• WHAT IS EXPECTED
Give back, word for word, only the lines from the opening of the records through the one with "import plotly.graph_objects as go". Pictures stay out.

• EXERCISE INPUTS
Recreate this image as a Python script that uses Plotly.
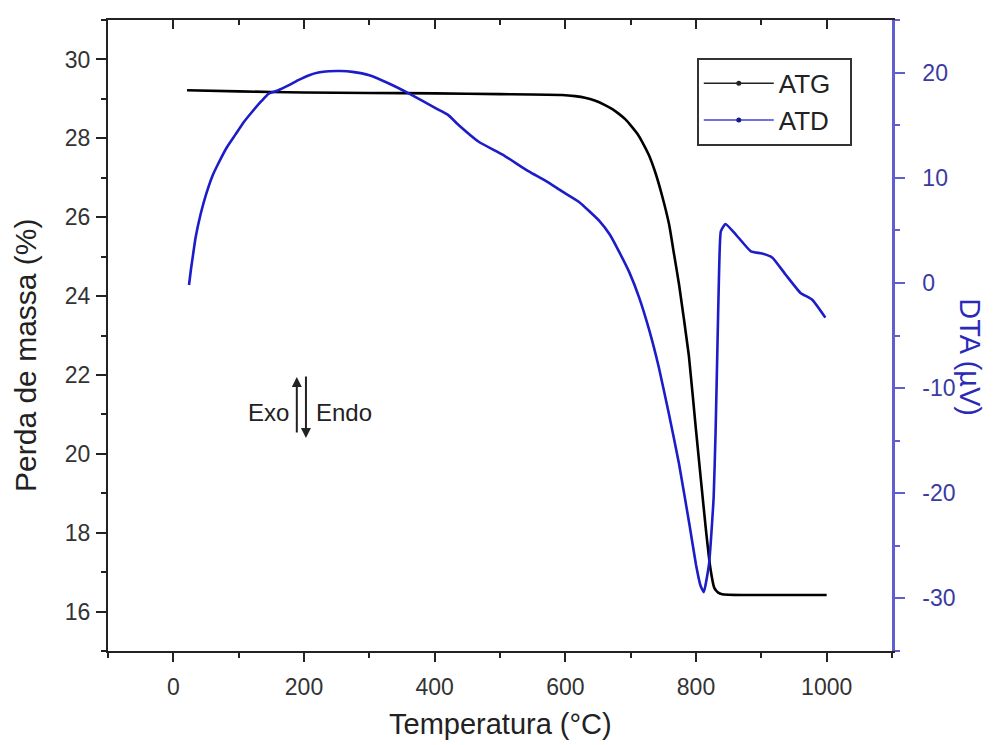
import plotly.graph_objects as go

# ---- data ----
atg_T = [21, 100, 200, 300, 400, 500, 595, 615, 630, 645, 660, 672, 682, 692, 700, 710,
         718, 728, 738, 748, 759, 766, 774, 789, 800, 815, 822, 828, 834, 840, 870, 1000]
atg_mass = [29.22, 29.19, 29.16, 29.15, 29.14, 29.12, 29.10, 29.07, 29.03, 28.96, 28.85,
            28.74, 28.62, 28.48, 28.33, 28.12, 27.9, 27.57, 27.12, 26.55, 25.8, 25.1,
            24.3, 22.5, 20.6, 18.1, 17.1, 16.6, 16.48, 16.44, 16.42, 16.42]

atd_T = [24, 27, 30, 34, 42, 50, 60, 70, 82, 95, 108, 121, 135, 146, 160, 177, 192, 208,
         222, 238, 256, 274, 300, 330, 361, 402, 420, 437, 468, 504, 544, 570, 595, 621,
         652, 668, 682, 698, 713, 728, 743, 758, 774, 790, 800, 807, 812, 820, 827, 830,
         833, 835, 838, 845, 861, 884, 901, 917, 937, 960, 978, 998]
atd_uv = [-0.2, 1.3, 2.6, 4.3, 6.6, 8.4, 10.2, 11.5, 12.9, 14.1, 15.3, 16.3, 17.3, 18.0,
          18.3, 18.8, 19.3, 19.75, 20.0, 20.13, 20.15, 20.07, 19.75, 18.96, 18.0, 16.6,
          16.0, 15.0, 13.4, 12.2, 10.6, 9.7, 8.7, 7.7, 5.9, 4.6, 3.0, 1.0, -1.4, -4.4,
          -8.0, -12.3, -17.2, -23.0, -26.8, -28.8, -29.4, -26.7, -20.4, -14.1, -5.5, 0.2,
          4.9, 5.6, 4.6, 3.0, 2.8, 2.4, 0.8, -0.95, -1.6, -3.3]

x_ticks = [0, 200, 400, 600, 800, 1000]
y_ticks = [16, 18, 20, 22, 24, 26, 28, 30]
y2_ticks = [-30, -20, -10, 0, 10, 20]
y2_text = ["-30", "-20", "-10", "0", "10", "20"]

FONT = "Liberation Sans, Arial, sans-serif"
BLUE = "#1c1cc8"
AXBLUE = "#5f5fcf"
TICKBLUE = "#3a3aa2"

fig = go.Figure()
fig.add_trace(go.Scatter(x=atg_T, y=atg_mass, mode="lines",
                         line=dict(color="#000000", width=2.6, shape="spline", smoothing=0.4),
                         showlegend=False, yaxis="y"))
fig.add_trace(go.Scatter(x=atd_T, y=atd_uv, mode="lines",
                         line=dict(color=BLUE, width=2.6, shape="spline", smoothing=0.4),
                         showlegend=False, yaxis="y2"))
# legend entries (line with dot)
fig.add_trace(go.Scatter(x=[None], y=[None], mode="lines+markers", name="ATG\u00a0\u00a0",
                         line=dict(color="#222222", width=1.5), marker=dict(size=5, color="#222222")))
fig.add_trace(go.Scatter(x=[None], y=[None], mode="lines+markers", name="ATD\u00a0\u00a0",
                         line=dict(color="#4040d8", width=1.5), marker=dict(size=5, color="#1a1a8a")))
# top mirror axis (inside ticks)
fig.add_trace(go.Scatter(x=[], y=[], xaxis="x2", showlegend=False, hoverinfo="skip"))

fig.update_layout(
    width=985, height=737,
    margin=dict(l=100, r=101, t=12, b=94),
    paper_bgcolor="white", plot_bgcolor="white",
    font=dict(family=FONT, size=23, color="#333333"),
    showlegend=True,
    legend=dict(x=0.751, y=0.94, xanchor="left", yanchor="top",
                bgcolor="white", bordercolor="#333333", borderwidth=2,
                font=dict(size=26, color="#222222"), itemwidth=70,
                tracegroupgap=0),
    xaxis=dict(range=[-100, 1100], tickvals=x_ticks, ticks="outside", ticklen=9,
               tickwidth=2, tickcolor="#222222", showline=True, linecolor="#222222",
               linewidth=2, showgrid=False, zeroline=False, ticklabelstandoff=5,
               minor=dict(dtick=100, tick0=0, ticks="outside", ticklen=5, tickwidth=2,
                          tickcolor="#222222"),
               tickfont=dict(size=23, color="#333333")),
    xaxis2=dict(range=[-100, 1100], overlaying="x", side="top", anchor="y",
                tickvals=x_ticks, ticks="inside", ticklen=9, tickwidth=2,
                tickcolor="#222222", showline=True, linecolor="#222222", linewidth=2,
                showticklabels=False, showgrid=False, zeroline=False,
                minor=dict(dtick=100, tick0=0, ticks="inside", ticklen=5, tickwidth=2,
                           tickcolor="#222222")),
    yaxis=dict(range=[15, 31], tickvals=y_ticks, ticks="outside", ticklen=10, tickwidth=2,
               tickcolor="#222222", showline=True, linecolor="#222222", linewidth=2,
               showgrid=False, zeroline=False, ticklabelstandoff=1,
               minor=dict(dtick=1, tick0=15, ticks="outside", ticklen=5, tickwidth=2,
                          tickcolor="#222222"),
               tickfont=dict(size=23, color="#333333")),
    yaxis2=dict(range=[-35, 25], overlaying="y", side="right", anchor="x",
                tickvals=y2_ticks, ticktext=y2_text, ticks="outside", ticklen=10,
                tickwidth=2, tickcolor=AXBLUE, showline=True, linecolor=AXBLUE,
                linewidth=2.5, showgrid=False, zeroline=False, ticklabelstandoff=13,
                minor=dict(dtick=5, tick0=-35, ticks="outside", ticklen=5, tickwidth=2,
                           tickcolor=AXBLUE),
                tickfont=dict(size=23, color=TICKBLUE)),
)

annotations = [
    dict(text="Temperatura (°C)", xref="paper", yref="paper", x=0.5006, y=-0.115,
         xanchor="center", yanchor="middle", showarrow=False,
         font=dict(size=29, color="#222222")),
    dict(text="Perda de massa (%)", xref="paper", yref="paper", x=-0.106, y=0.469,
         xanchor="center", yanchor="middle", showarrow=False, textangle=-90,
         font=dict(size=30, color="#222222")),
    dict(text="DTA (µV)", xref="paper", yref="paper", x=1.099, y=0.466,
         xanchor="center", yanchor="middle", showarrow=False, textangle=90,
         font=dict(size=29, color="#2a2ab8")),
    dict(text="Exo", xref="x", yref="y", x=180, y=21.05, xanchor="right", yanchor="middle",
         showarrow=False, font=dict(size=24, color="#222222")),
    dict(text="Endo", xref="x", yref="y", x=216, y=21.05, xanchor="left", yanchor="middle",
         showarrow=False, font=dict(size=24, color="#222222")),
    # up arrow (Exo)
    dict(x=189, y=21.95, ax=189, ay=20.5, xref="x", yref="y", axref="x", ayref="y",
         text="", showarrow=True, arrowhead=2, arrowsize=1, arrowwidth=2, arrowcolor="#222222"),
    # down arrow (Endo)
    dict(x=203, y=20.4, ax=203, ay=22.0, xref="x", yref="y", axref="x", ayref="y",
         text="", showarrow=True, arrowhead=2, arrowsize=1, arrowwidth=2, arrowcolor="#222222"),
]
fig.update_layout(annotations=annotations)

fig.write_html("out.html")
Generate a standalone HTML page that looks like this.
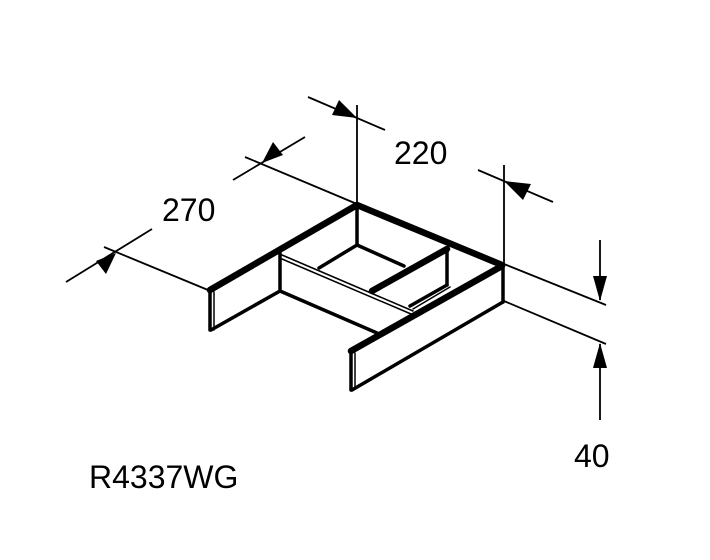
<!DOCTYPE html>
<html><head><style>html,body{margin:0;padding:0;background:#fff}svg{display:block}</style></head>
<body>
<svg width="710" height="560" viewBox="0 0 710 560" xmlns="http://www.w3.org/2000/svg">
<g stroke="#000" fill="none" stroke-width="1.8">
<line x1="357" y1="105" x2="357" y2="204"/>
<line x1="504" y1="165" x2="504" y2="266"/>
<line x1="245" y1="157" x2="357" y2="204"/>
<line x1="104" y1="247" x2="208" y2="290"/>
<line x1="504" y1="264" x2="606" y2="305"/>
<line x1="504" y1="301" x2="606" y2="344"/>
<line x1="308" y1="97" x2="385" y2="130"/>
<line x1="478" y1="170" x2="553" y2="202"/>
<line x1="233" y1="180" x2="305" y2="137"/>
<line x1="66" y1="282" x2="152" y2="229"/>
<line x1="600" y1="240" x2="600" y2="300"/>
<line x1="600" y1="420" x2="600" y2="344"/>
</g>
<g fill="#000">
<path d="M357,118 L332,115 L339,100 Z"/>
<path d="M504,181 L531,184 L523,200 Z"/>
<path d="M262,163 L273,142 L283,155 Z"/>
<path d="M116,253 L106,274 L96,261 Z"/>
<path d="M600,301 L593,276 L607,276 Z"/>
<path d="M600,343 L593,368 L607,368 Z"/>
</g>
<g stroke="#000" fill="none" stroke-linecap="round" stroke-linejoin="round">
<g stroke-width="6.5">
<line x1="210" y1="290" x2="357" y2="205"/>
<line x1="357" y1="205" x2="502" y2="265"/>
<line x1="351" y1="351" x2="502" y2="266"/>
<line x1="447" y1="249" x2="372" y2="291"/>
</g>
<g stroke-width="3.5">
<line x1="210" y1="290" x2="210" y2="330"/>
<line x1="351" y1="351" x2="351" y2="390"/>
<line x1="503" y1="266" x2="503" y2="302"/>
<line x1="211" y1="330" x2="280" y2="291"/>
<line x1="352" y1="390" x2="503" y2="302"/>
<line x1="280" y1="253" x2="280" y2="291"/>
<line x1="280" y1="291" x2="377" y2="333"/>
<line x1="357" y1="205" x2="357" y2="245"/>
<line x1="357" y1="245" x2="319" y2="268"/>
<line x1="357" y1="245" x2="404" y2="266"/>
<line x1="447" y1="249" x2="447" y2="285"/>
<line x1="447" y1="285" x2="410" y2="306"/>
</g>
<g stroke-width="1.5">
<line x1="282" y1="255" x2="413" y2="311"/>
<line x1="282" y1="259" x2="411" y2="314"/>
<line x1="214" y1="292" x2="214" y2="330"/>
<line x1="355" y1="353" x2="355" y2="389"/>
<line x1="450" y1="287" x2="413" y2="309"/>
</g>
</g>
<g font-family="'Liberation Sans',sans-serif" font-size="32" fill="#000">
<text x="394" y="164">220</text>
<text x="162" y="221">270</text>
<text x="574" y="467">40</text>
<text x="89" y="488">R4337WG</text>
</g>
</svg>
</body></html>
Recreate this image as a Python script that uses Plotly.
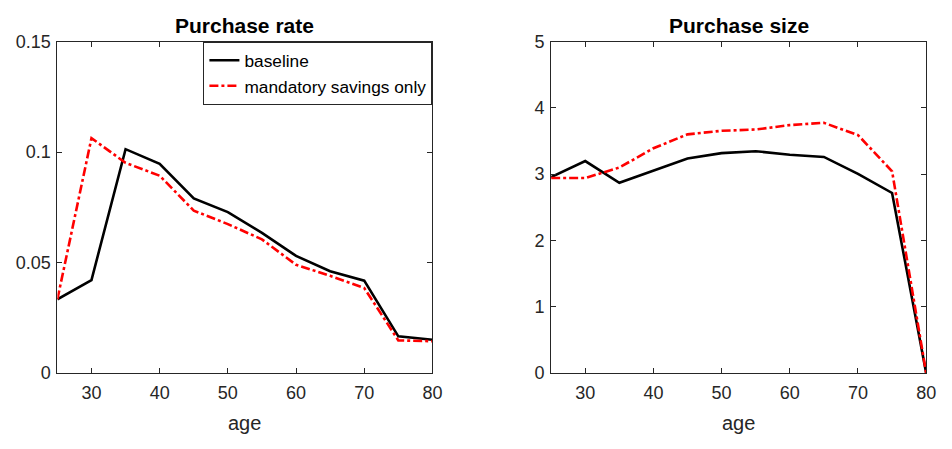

• RESPONSE TO THIS EXERCISE
Recreate this image as a Python script that uses Plotly.
import plotly.graph_objects as go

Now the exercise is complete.